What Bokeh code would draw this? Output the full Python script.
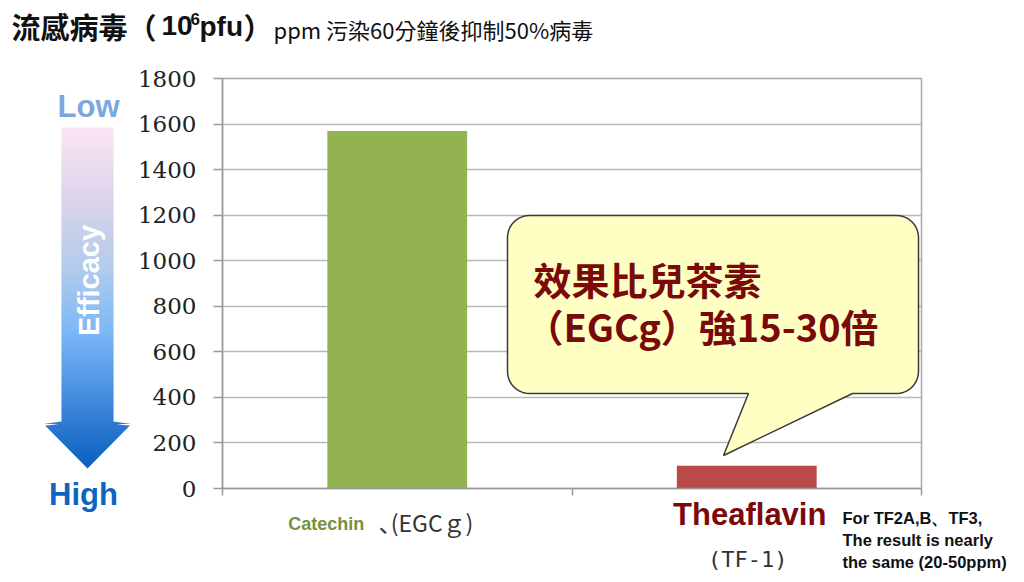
import math
import numpy as np
from bokeh.plotting import figure
from bokeh.models import Range1d, FixedTicker, ColumnDataSource
from bokeh.core.properties import value
from bokeh.embed import file_html
from bokeh.resources import INLINE

# ---- data -------------------------------------------------------------
categories = ["Catechin", "Theaflavin"]
sub_labels = ["､(EGCｇ)", "(TF-1)"]
values = [1570, 100]
bar_colors = ["#93b352", "#b94a47"]
label_colors = ["#76923c", "#7a0a0a"]
y_ticks = [0, 200, 400, 600, 800, 1000, 1200, 1400, 1600, 1800]

title_main = "流感病毒（"
title_num = "10"
title_exp = "6"
title_unit = "pfu"
title_close = "）"
subtitle = "ppm 污染60分鐘後抑制50%病毒"
callout_lines = ["效果比兒茶素", "（EGCg）強15-30倍"]
note_lines = ["For TF2A,B、TF3,", "The result is nearly", "the same (20-50ppm)"]
scale_low, scale_high, scale_name = "Low", "High", "Efficacy"

W, H = 1024, 582
FL, FR, FT, FB = 222, 921, 78, 488   # plot frame edges in page pixels

CJK = value("Noto Sans CJK TC")
SANS = value("Liberation Sans")

p = figure(width=W, height=H, x_range=Range1d(0, len(categories)),
           y_range=Range1d(0, 1800), output_backend="svg", toolbar_location=None,
           min_border_left=FL, min_border_right=W - FR,
           min_border_top=FT, min_border_bottom=H - FB)
p.background_fill_color = "white"
p.border_fill_color = "white"
p.outline_line_color = "#a8a8a8"
p.outline_line_width = 1.5

# page-pixel ranges for decorations drawn around the chart
p.extra_x_ranges = {"px": Range1d(FL, FR)}
p.extra_y_ranges = {"py": Range1d(H - FB, H - FT)}


def py(y):
    return H - y


# ---- axes ---------------------------------------------------------------
p.yaxis.ticker = FixedTicker(ticks=y_ticks)
p.yaxis.minor_tick_line_color = None
p.yaxis.major_tick_in = 0
p.yaxis.major_tick_out = 9
p.yaxis.major_label_standoff = 17
p.yaxis.major_label_text_font = "DejaVu Serif"
p.yaxis.major_label_text_font_size = "23px"
p.yaxis.major_label_text_color = "#222222"
p.yaxis.axis_line_color = "#9a9a9a"
p.yaxis.axis_line_width = 1.5
p.yaxis.major_tick_line_color = "#9a9a9a"
p.yaxis.major_tick_line_width = 1.5

p.xaxis.ticker = FixedTicker(ticks=list(range(len(categories) + 1)))
p.xaxis.major_label_overrides = {i: "" for i in range(len(categories) + 1)}
p.xaxis.minor_tick_line_color = None
p.xaxis.major_tick_in = 0
p.xaxis.major_tick_out = 7
p.xaxis.axis_line_color = "#9a9a9a"
p.xaxis.axis_line_width = 1.5
p.xaxis.major_tick_line_color = "#9a9a9a"
p.xaxis.major_tick_line_width = 1.5

p.xgrid.grid_line_color = None
p.ygrid.grid_line_color = "#b8b8b8"
p.ygrid.grid_line_width = 1.5

# ---- bars ---------------------------------------------------------------
centers = [i + 0.5 for i in range(len(categories))]
src = ColumnDataSource(dict(x=centers, top=values, color=bar_colors))
p.vbar(x="x", top="top", width=0.4, bottom=0, source=src,
       fill_color="color", line_color=None)

# category labels under each bar
p.text(x=[centers[0]], y=[0], text=[categories[0]], x_offset=-109, y_offset=35,
       text_font=SANS, text_font_style="bold", text_font_size="18px",
       text_color=label_colors[0], text_align="left",
       text_baseline="middle", level="overlay")
p.text(x=[centers[0]], y=[0], text=[sub_labels[0]], x_offset=-18, y_offset=33,
       text_font=CJK, text_font_size="23px", text_color="#333333",
       text_align="left", text_baseline="middle", level="overlay")
p.text(x=[centers[1]], y=[0], text=[categories[1]], x_offset=3, y_offset=26,
       text_font=SANS, text_font_style="bold", text_font_size="31px",
       text_color=label_colors[1], text_align="center",
       text_baseline="middle", level="overlay")
p.text(x=[centers[1]], y=[0], text=[sub_labels[1]], x_offset=1, y_offset=71,
       text_font=value("DejaVu Sans Mono"), text_font_size="22px",
       text_color="#333333", text_align="center",
       text_baseline="middle", level="overlay")


def page_text(x, y, s, font, size, style="normal", color="#111111",
              align="left", baseline="middle", angle=0.0):
    p.text(x=[x], y=[py(y)], text=[s], x_range_name="px", y_range_name="py",
           text_font=font, text_font_size=size, text_font_style=style,
           text_color=color, text_align=align, text_baseline=baseline,
           angle=angle, level="overlay")


# side note next to the second category
for i, line in enumerate(note_lines):
    page_text(842, 517 + i * 22, line, SANS, "16.5px", "bold", "#111111")

# ---- title ---------------------------------------------------------------
page_text(11, 25, title_main, CJK, "29px", "bold")
page_text(161, 25, title_num, SANS, "28px", "bold")
page_text(190, 18, title_exp, SANS, "17px", "bold")
page_text(199, 26, title_unit, SANS, "28px", "bold")
page_text(243, 25, title_close, CJK, "29px", "bold")
page_text(273, 28, subtitle, CJK, "22px")

# ---- efficacy arrow with vertical colour gradient --------------------------
stops_y = [127, 200, 270, 330, 380, 423, 468]
stops_c = ["#fbe5f3", "#dbd3ea", "#b0cbec", "#7db8f7", "#5497e6", "#2d7ad3", "#0a5fbd"]
stops_rgb = np.array([[int(c[i:i + 2], 16) for i in (1, 3, 5)] for c in stops_c], float)


def grad(y):
    return "#%02x%02x%02x" % tuple(int(round(np.interp(y, stops_y, stops_rgb[:, k])))
                                   for k in range(3))


cx, shaft_half, head_half, head_y, tip_y = 87, 26, 44.5, 423, 468


def half_width(y):
    if y <= head_y:
        return shaft_half
    return head_half * (tip_y - y) / (tip_y - head_y)


# each strip carries a zero-area spur reaching into the frame so the
# renderer keeps it when culling shapes that lie outside the view
spur_x = FL + 4
xs, ys, cs = [], [], []
step = 2.0
y0 = 127.0
while y0 < tip_y - 1e-9:
    y1 = min(y0 + step, tip_y)
    if y0 < head_y < y1:
        y1 = head_y
    ya, yb = y0, min(y1 + 0.6, tip_y)
    if ya < head_y:
        ha = shaft_half
        hb = shaft_half if yb <= head_y else half_width(yb)
    else:
        ha, hb = half_width(ya), half_width(yb)
    xs.append([cx - ha, cx + ha, spur_x, cx + ha, cx + hb, cx - hb])
    ys.append([py(ya), py(ya), py(ya), py(ya), py(yb), py(yb)])
    cs.append(grad((y0 + y1) / 2))
    y0 = y1

p.patches(xs=xs, ys=ys, fill_color=cs, line_color=None,
          x_range_name="px", y_range_name="py", level="overlay")

page_text(88, 106, scale_low, SANS, "31px", "bold", "#7ba7df", "center", "middle")
page_text(83, 494, scale_high, SANS, "31px", "bold", "#0f63c1", "center", "middle")
page_text(88, 280, scale_name, SANS, "29px", "bold", "#ffffff", "center", "middle",
          angle=math.pi / 2)

# ---- speech bubble callout -------------------------------------------------
bl, br, bt, bb, r = 507, 918, 215, 393, 22
tail = [(852, bb), (723, 455), (748, bb)]


def arc(cxa, cya, a0, a1, n=10):
    return [(cxa + r * math.cos(math.radians(a0 + (a1 - a0) * k / n)),
             cya + r * math.sin(math.radians(a0 + (a1 - a0) * k / n))) for k in range(n + 1)]


pts = []
pts += arc(br - r, bt + r, -90, 0)        # top-right
pts += arc(br - r, bb - r, 0, 90)         # bottom-right
pts += tail
pts += arc(bl + r, bb - r, 90, 180)       # bottom-left
pts += arc(bl + r, bt + r, 180, 270)      # top-left
p.patch(x=[q[0] for q in pts], y=[py(q[1]) for q in pts],
        fill_color="#ffffc4", line_color="#3a3a3a", line_width=1.5,
        x_range_name="px", y_range_name="py", level="overlay")

page_text(533, 278, callout_lines[0], CJK, "38px", "bold", "#7a0a0a", "left", "middle")
page_text(525, 325, callout_lines[1], CJK, "38px", "bold", "#7a0a0a", "left", "middle")

open("out.html", "w").write(file_html(p, INLINE))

——————

*Goal of the exercise*
Begin at the first line of the material and copy each line exactly through the one containing "from bokeh.resources import INLINE". Omit pictures.

*Exercise response*
What Bokeh code would draw this? Output the full Python script.
import math
import numpy as np
from bokeh.plotting import figure
from bokeh.models import Range1d, FixedTicker, ColumnDataSource
from bokeh.core.properties import value
from bokeh.embed import file_html
from bokeh.resources import INLINE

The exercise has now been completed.